● **Task to complete**
Print the listing from its top line through the line containing "ax.bar(x + (i", nothing more, and leave out the pictures.
***** Data listing *****
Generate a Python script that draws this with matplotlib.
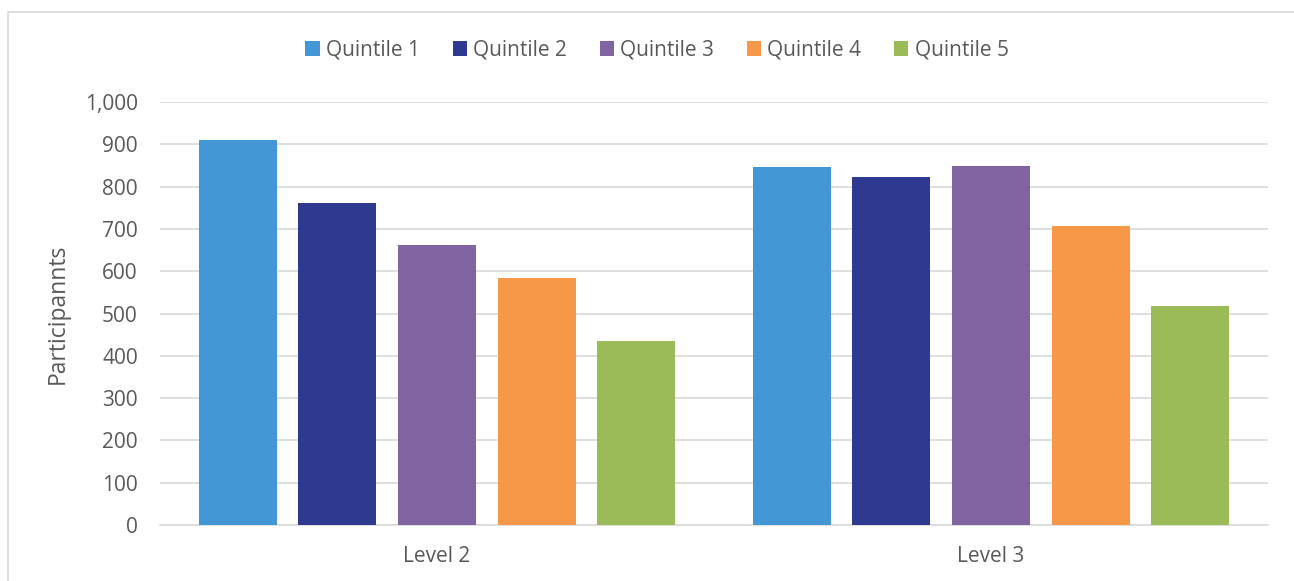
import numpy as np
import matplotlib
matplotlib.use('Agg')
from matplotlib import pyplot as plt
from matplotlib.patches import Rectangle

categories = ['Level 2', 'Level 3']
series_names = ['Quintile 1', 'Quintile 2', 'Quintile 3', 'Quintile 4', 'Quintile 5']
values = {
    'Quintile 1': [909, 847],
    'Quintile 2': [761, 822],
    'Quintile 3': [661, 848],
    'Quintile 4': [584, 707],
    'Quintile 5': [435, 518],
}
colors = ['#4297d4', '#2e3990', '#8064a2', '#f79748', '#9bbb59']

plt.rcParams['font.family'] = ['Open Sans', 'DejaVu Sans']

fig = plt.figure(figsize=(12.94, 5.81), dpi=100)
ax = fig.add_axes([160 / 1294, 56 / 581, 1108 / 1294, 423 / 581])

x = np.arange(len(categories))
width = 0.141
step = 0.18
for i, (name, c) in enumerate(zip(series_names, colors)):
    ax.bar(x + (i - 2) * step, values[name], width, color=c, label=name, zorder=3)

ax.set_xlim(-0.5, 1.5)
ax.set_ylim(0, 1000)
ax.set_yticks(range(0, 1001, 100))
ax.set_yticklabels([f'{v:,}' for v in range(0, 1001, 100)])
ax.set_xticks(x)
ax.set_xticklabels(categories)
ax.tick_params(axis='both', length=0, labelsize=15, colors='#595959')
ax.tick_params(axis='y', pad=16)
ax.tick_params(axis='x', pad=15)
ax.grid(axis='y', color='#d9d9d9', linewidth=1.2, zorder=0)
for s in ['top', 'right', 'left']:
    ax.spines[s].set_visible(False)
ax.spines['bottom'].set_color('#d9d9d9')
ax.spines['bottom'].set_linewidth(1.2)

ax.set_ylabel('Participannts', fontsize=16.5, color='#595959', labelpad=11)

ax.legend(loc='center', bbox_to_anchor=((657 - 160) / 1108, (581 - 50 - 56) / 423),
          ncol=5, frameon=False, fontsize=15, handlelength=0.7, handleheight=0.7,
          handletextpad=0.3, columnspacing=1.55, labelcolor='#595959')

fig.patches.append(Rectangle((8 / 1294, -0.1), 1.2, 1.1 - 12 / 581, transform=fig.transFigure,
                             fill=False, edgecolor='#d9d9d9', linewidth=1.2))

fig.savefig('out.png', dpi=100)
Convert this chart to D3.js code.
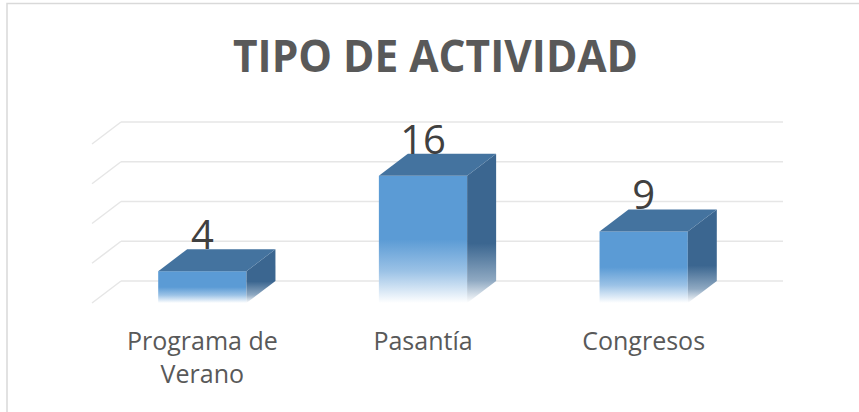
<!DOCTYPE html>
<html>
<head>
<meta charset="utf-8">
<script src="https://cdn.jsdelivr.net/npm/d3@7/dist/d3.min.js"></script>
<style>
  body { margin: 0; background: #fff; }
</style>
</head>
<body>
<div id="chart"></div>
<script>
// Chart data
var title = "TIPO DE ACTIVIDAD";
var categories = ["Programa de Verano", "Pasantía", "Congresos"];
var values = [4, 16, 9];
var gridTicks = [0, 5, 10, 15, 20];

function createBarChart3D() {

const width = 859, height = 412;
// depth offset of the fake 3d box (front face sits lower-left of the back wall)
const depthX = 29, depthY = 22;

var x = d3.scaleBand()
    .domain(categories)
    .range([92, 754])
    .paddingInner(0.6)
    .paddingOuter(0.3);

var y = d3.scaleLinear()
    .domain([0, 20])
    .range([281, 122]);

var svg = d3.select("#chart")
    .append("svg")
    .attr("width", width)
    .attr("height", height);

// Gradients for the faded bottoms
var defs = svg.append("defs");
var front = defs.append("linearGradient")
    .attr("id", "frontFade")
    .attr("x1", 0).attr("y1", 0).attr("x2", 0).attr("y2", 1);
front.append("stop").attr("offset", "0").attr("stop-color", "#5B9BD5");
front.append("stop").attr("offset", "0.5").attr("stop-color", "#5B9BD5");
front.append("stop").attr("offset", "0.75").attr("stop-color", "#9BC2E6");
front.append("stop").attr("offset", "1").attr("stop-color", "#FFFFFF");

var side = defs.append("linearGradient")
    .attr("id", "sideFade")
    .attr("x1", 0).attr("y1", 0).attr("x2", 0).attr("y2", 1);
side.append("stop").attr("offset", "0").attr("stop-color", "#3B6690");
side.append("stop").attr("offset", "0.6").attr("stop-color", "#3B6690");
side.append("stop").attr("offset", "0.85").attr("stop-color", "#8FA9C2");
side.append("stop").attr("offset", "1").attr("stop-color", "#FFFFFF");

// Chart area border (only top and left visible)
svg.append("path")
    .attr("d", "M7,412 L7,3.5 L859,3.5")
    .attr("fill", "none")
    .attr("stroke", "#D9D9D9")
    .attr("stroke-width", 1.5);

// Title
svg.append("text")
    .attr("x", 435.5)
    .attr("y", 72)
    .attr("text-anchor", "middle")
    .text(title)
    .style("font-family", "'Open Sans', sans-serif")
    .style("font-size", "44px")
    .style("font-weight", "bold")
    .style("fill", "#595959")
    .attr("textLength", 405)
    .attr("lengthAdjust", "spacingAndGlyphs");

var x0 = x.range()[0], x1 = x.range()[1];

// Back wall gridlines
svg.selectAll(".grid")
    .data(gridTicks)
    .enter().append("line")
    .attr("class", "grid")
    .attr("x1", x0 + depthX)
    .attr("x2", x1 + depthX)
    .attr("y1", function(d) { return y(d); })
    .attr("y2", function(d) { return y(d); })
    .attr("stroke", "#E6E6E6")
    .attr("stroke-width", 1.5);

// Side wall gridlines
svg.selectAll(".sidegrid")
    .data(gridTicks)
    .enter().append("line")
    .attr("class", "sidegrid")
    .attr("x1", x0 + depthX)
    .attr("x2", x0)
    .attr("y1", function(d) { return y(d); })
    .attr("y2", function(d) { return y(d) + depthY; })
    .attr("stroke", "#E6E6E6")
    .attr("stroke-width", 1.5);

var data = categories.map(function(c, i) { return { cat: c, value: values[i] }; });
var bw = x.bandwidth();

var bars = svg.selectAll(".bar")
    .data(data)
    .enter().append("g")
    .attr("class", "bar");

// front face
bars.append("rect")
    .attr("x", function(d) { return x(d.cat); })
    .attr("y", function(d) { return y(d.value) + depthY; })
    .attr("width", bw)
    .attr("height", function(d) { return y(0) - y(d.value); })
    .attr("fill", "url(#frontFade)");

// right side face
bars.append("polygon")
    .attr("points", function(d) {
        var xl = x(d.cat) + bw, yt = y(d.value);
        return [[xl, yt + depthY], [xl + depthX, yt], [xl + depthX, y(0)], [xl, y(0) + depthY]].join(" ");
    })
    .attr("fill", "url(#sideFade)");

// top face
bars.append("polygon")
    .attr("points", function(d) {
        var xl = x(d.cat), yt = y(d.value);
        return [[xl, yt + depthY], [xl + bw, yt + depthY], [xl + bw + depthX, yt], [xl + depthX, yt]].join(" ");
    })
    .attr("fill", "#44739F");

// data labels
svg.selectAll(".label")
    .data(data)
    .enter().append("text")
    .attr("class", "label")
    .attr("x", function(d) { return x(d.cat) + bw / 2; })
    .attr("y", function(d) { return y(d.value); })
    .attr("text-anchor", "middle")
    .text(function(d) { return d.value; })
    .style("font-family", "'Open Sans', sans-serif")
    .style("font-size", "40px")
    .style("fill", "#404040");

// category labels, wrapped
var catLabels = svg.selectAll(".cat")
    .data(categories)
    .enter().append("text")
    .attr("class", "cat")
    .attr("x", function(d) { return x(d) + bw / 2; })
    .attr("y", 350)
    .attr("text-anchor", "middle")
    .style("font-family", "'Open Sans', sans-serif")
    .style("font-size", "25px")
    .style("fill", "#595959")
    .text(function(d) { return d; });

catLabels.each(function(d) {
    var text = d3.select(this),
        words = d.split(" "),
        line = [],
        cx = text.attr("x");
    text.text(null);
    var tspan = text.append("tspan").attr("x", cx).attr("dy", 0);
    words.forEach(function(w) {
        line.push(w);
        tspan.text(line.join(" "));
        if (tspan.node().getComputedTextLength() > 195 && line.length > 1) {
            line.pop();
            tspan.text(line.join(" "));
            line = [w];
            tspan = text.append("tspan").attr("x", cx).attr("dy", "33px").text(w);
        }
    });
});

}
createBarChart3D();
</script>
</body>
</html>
*****
● **Response to the exercise**
Generate a Python script that draws this with matplotlib.
import numpy as np
import matplotlib
matplotlib.use('Agg')
from matplotlib import pyplot as plt
from matplotlib.patches import Rectangle

categories = ['Level 2', 'Level 3']
series_names = ['Quintile 1', 'Quintile 2', 'Quintile 3', 'Quintile 4', 'Quintile 5']
values = {
    'Quintile 1': [909, 847],
    'Quintile 2': [761, 822],
    'Quintile 3': [661, 848],
    'Quintile 4': [584, 707],
    'Quintile 5': [435, 518],
}
colors = ['#4297d4', '#2e3990', '#8064a2', '#f79748', '#9bbb59']

plt.rcParams['font.family'] = ['Open Sans', 'DejaVu Sans']

fig = plt.figure(figsize=(12.94, 5.81), dpi=100)
ax = fig.add_axes([160 / 1294, 56 / 581, 1108 / 1294, 423 / 581])

x = np.arange(len(categories))
width = 0.141
step = 0.18
for i, (name, c) in enumerate(zip(series_names, colors)):
    ax.bar(x + (i - 2) * step, values[name], width, color=c, label=name, zorder=3)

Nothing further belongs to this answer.